• Directive:
Look through the data below. Show each line where the string "chart" occurs.
___ Dataset extract
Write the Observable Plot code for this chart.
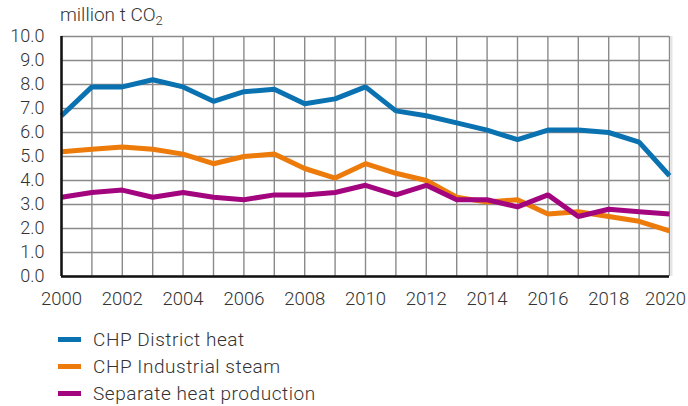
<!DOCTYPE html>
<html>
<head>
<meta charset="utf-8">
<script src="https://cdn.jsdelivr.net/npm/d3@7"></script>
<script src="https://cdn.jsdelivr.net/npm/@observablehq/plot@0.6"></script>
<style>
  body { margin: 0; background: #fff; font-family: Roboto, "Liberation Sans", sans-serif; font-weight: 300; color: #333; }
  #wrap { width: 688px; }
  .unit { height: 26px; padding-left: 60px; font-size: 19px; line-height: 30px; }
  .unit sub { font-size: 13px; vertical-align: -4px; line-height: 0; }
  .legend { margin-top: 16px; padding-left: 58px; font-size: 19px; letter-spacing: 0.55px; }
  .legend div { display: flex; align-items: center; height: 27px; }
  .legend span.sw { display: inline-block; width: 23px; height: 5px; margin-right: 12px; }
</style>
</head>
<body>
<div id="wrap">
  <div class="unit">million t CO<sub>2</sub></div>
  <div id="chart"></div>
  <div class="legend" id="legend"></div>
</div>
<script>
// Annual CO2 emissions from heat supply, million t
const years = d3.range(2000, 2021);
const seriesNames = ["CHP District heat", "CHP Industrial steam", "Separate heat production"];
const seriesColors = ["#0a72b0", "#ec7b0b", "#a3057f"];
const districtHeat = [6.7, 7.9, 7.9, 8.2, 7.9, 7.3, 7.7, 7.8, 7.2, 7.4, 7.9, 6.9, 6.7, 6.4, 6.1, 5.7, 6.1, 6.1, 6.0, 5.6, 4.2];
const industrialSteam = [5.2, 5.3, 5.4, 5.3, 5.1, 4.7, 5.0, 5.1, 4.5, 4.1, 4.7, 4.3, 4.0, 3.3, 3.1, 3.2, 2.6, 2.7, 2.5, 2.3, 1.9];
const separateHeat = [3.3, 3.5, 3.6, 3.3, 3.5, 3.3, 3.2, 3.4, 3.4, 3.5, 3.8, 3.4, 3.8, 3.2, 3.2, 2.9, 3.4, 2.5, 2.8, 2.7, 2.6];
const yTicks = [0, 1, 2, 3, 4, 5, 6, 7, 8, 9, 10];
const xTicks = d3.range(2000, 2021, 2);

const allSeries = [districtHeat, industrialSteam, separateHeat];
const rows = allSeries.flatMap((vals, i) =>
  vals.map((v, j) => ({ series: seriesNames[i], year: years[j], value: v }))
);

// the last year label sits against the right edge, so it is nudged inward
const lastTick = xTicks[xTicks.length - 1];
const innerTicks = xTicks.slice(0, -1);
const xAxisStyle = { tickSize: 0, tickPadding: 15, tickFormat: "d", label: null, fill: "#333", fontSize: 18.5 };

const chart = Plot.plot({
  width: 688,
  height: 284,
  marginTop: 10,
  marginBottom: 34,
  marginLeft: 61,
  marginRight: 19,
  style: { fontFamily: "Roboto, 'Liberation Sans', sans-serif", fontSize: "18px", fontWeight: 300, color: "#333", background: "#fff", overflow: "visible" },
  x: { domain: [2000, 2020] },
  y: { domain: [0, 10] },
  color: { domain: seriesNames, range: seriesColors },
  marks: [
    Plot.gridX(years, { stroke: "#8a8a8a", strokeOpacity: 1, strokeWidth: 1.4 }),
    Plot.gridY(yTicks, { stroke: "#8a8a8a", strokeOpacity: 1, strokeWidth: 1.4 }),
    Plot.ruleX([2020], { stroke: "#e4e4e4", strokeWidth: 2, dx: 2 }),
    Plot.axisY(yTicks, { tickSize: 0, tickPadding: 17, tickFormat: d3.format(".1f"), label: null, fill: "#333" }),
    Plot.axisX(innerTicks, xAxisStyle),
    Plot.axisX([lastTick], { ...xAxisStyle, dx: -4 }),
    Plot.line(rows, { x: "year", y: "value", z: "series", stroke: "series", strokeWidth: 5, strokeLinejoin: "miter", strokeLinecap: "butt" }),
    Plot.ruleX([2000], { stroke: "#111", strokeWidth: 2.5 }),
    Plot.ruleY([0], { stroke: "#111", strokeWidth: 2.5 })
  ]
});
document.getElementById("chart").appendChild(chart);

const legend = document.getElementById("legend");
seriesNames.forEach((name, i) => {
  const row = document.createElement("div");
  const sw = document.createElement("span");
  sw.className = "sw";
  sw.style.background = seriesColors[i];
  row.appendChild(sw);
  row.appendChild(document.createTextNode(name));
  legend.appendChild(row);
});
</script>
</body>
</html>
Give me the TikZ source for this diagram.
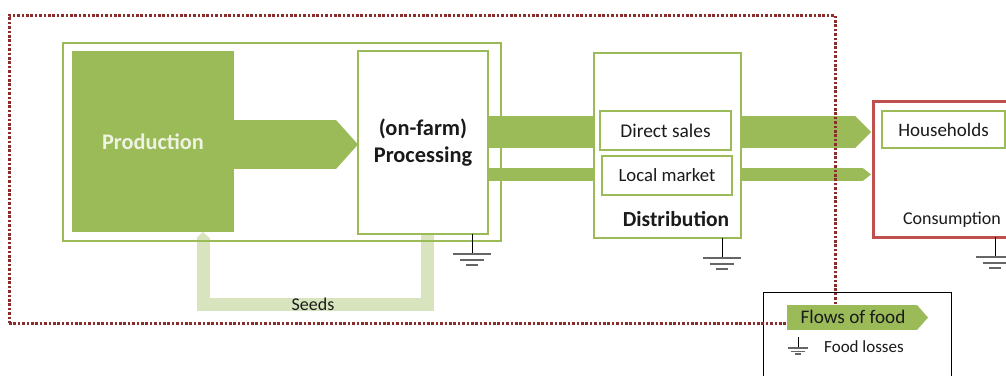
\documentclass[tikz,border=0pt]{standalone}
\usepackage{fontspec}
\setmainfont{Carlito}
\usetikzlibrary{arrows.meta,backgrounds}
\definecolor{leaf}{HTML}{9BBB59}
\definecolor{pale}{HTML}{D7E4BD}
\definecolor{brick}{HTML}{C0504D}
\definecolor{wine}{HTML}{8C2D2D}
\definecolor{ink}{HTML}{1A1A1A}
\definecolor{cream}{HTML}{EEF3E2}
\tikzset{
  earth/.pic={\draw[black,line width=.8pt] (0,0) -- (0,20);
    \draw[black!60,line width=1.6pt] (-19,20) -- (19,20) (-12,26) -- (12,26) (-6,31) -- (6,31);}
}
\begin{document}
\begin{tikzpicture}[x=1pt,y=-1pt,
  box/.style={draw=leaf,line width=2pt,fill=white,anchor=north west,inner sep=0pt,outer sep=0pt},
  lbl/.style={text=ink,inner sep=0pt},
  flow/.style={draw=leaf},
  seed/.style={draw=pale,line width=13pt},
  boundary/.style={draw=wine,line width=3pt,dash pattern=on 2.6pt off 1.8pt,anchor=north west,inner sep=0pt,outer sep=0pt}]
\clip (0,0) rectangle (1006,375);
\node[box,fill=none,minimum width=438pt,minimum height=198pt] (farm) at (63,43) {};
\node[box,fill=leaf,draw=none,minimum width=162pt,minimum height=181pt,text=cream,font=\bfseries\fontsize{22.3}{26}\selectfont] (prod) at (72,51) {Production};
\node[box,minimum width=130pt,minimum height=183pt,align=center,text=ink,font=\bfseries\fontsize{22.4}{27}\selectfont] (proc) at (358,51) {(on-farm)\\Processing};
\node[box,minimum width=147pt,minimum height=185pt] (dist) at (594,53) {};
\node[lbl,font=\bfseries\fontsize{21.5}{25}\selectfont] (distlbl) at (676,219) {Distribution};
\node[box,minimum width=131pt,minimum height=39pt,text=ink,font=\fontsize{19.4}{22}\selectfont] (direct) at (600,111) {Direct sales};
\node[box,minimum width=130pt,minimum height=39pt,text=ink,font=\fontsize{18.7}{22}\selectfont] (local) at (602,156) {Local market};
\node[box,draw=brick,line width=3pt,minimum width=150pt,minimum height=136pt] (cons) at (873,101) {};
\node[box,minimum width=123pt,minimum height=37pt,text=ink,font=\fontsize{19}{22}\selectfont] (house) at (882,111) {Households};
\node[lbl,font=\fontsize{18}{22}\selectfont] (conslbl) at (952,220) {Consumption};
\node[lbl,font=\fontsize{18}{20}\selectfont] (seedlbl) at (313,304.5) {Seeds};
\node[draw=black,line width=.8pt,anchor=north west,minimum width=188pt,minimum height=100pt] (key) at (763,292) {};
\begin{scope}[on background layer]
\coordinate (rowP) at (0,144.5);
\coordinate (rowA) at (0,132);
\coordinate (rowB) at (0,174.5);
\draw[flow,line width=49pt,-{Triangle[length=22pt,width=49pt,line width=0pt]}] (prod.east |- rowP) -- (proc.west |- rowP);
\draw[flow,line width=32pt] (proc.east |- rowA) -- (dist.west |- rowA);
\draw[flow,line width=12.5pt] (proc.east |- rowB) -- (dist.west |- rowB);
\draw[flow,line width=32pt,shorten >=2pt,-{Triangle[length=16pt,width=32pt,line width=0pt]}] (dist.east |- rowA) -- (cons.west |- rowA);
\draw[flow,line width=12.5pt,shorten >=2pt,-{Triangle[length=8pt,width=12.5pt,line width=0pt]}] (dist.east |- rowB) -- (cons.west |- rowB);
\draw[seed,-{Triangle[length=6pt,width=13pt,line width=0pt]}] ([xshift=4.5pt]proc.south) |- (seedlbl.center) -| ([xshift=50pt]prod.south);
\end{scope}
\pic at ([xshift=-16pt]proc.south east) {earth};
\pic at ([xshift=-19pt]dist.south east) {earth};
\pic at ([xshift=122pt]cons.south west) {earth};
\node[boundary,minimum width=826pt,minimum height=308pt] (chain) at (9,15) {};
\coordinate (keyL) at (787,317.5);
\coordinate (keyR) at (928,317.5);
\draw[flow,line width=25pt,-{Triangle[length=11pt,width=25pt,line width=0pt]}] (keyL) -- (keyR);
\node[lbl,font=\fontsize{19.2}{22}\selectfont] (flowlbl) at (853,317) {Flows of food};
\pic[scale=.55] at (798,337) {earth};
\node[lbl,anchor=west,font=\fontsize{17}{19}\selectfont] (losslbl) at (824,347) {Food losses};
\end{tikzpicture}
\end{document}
______
• Exercise answer:
Write the Observable Plot code for this chart.
  <div id="chart"></div>
const chart = Plot.plot({
document.getElementById("chart").appendChild(chart);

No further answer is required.